**** Dataset extract ****
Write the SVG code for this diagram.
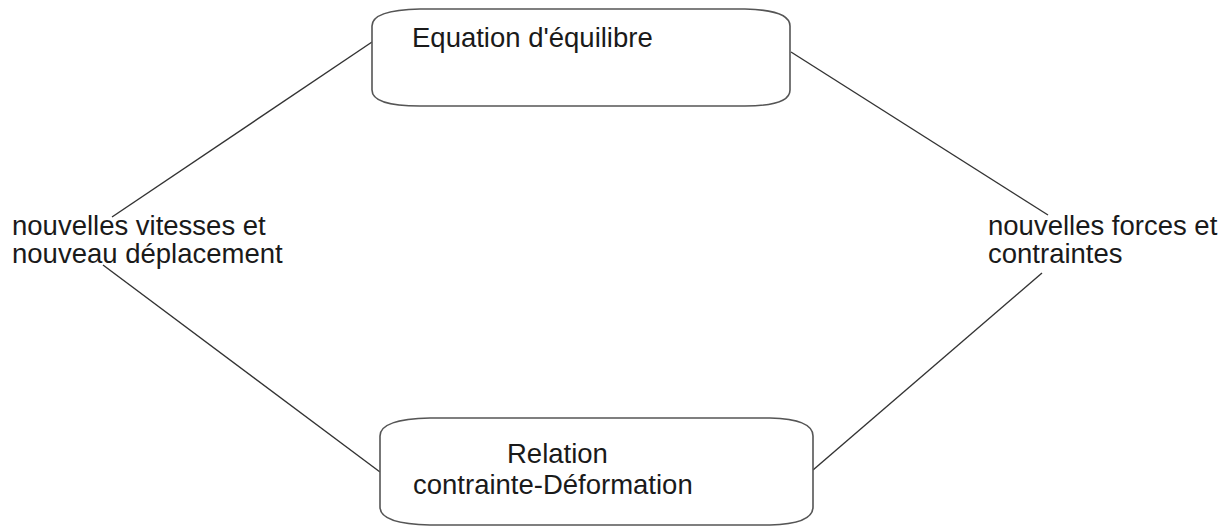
<svg xmlns="http://www.w3.org/2000/svg" width="1226" height="527" viewBox="0 0 1226 527">
<style>
.box{fill:#fff;stroke:#555;stroke-width:1.6}
.t{font-family:"Liberation Sans",Arial,sans-serif;font-size:27.5px;fill:#1a1a1a}
.c{stroke:#333;stroke-width:1.4;fill:none}
</style>
<rect width="1226" height="527" fill="#fff"/>
<g id="connectors">
<line class="c" x1="372" y1="42" x2="112" y2="217"/>
<line class="c" x1="791" y1="52" x2="1048" y2="215"/>
<line class="c" x1="103" y1="265" x2="380" y2="472"/>
<line class="c" x1="813" y1="470" x2="1042" y2="273"/>
</g>
<g id="equilibre">
<path class="box" d="M372,26 Q372,10 420,9 L745,9 Q790,10 790,26 L790,90 Q790,106 745,106 L420,106 Q372,106 372,90 Z"/>
<text class="t" x="412" y="47">Equation d'équilibre</text>
</g>
<g id="relation">
<path class="box" d="M380,436 Q380,419 430,418 L770,418 Q813,419 813,436 L813,507 Q813,524 770,525 L430,525 Q380,524 380,507 Z"/>
<text class="t" x="507" y="463">Relation</text>
<text class="t" x="413" y="494">contrainte-Déformation</text>
</g>
<g id="vitesses">
<text class="t" x="12" y="235">nouvelles vitesses et</text>
<text class="t" x="12" y="263">nouveau déplacement</text>
</g>
<g id="forces">
<text class="t" x="988" y="235">nouvelles forces et</text>
<text class="t" x="988" y="263">contraintes</text>
</g>
</svg>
****
Exercise aim> Retype each line of the listing above word for word. Exclude the pictures.

Output below>
Write the SVG code for this diagram.
<svg xmlns="http://www.w3.org/2000/svg" width="1226" height="527" viewBox="0 0 1226 527">
<style>
.box{fill:#fff;stroke:#555;stroke-width:1.6}
.t{font-family:"Liberation Sans",Arial,sans-serif;font-size:27.5px;fill:#1a1a1a}
.c{stroke:#333;stroke-width:1.4;fill:none}
</style>
<rect width="1226" height="527" fill="#fff"/>
<g id="connectors">
<line class="c" x1="372" y1="42" x2="112" y2="217"/>
<line class="c" x1="791" y1="52" x2="1048" y2="215"/>
<line class="c" x1="103" y1="265" x2="380" y2="472"/>
<line class="c" x1="813" y1="470" x2="1042" y2="273"/>
</g>
<g id="equilibre">
<path class="box" d="M372,26 Q372,10 420,9 L745,9 Q790,10 790,26 L790,90 Q790,106 745,106 L420,106 Q372,106 372,90 Z"/>
<text class="t" x="412" y="47">Equation d'équilibre</text>
</g>
<g id="relation">
<path class="box" d="M380,436 Q380,419 430,418 L770,418 Q813,419 813,436 L813,507 Q813,524 770,525 L430,525 Q380,524 380,507 Z"/>
<text class="t" x="507" y="463">Relation</text>
<text class="t" x="413" y="494">contrainte-Déformation</text>
</g>
<g id="vitesses">
<text class="t" x="12" y="235">nouvelles vitesses et</text>
<text class="t" x="12" y="263">nouveau déplacement</text>
</g>
<g id="forces">
<text class="t" x="988" y="235">nouvelles forces et</text>
<text class="t" x="988" y="263">contraintes</text>
</g>
</svg>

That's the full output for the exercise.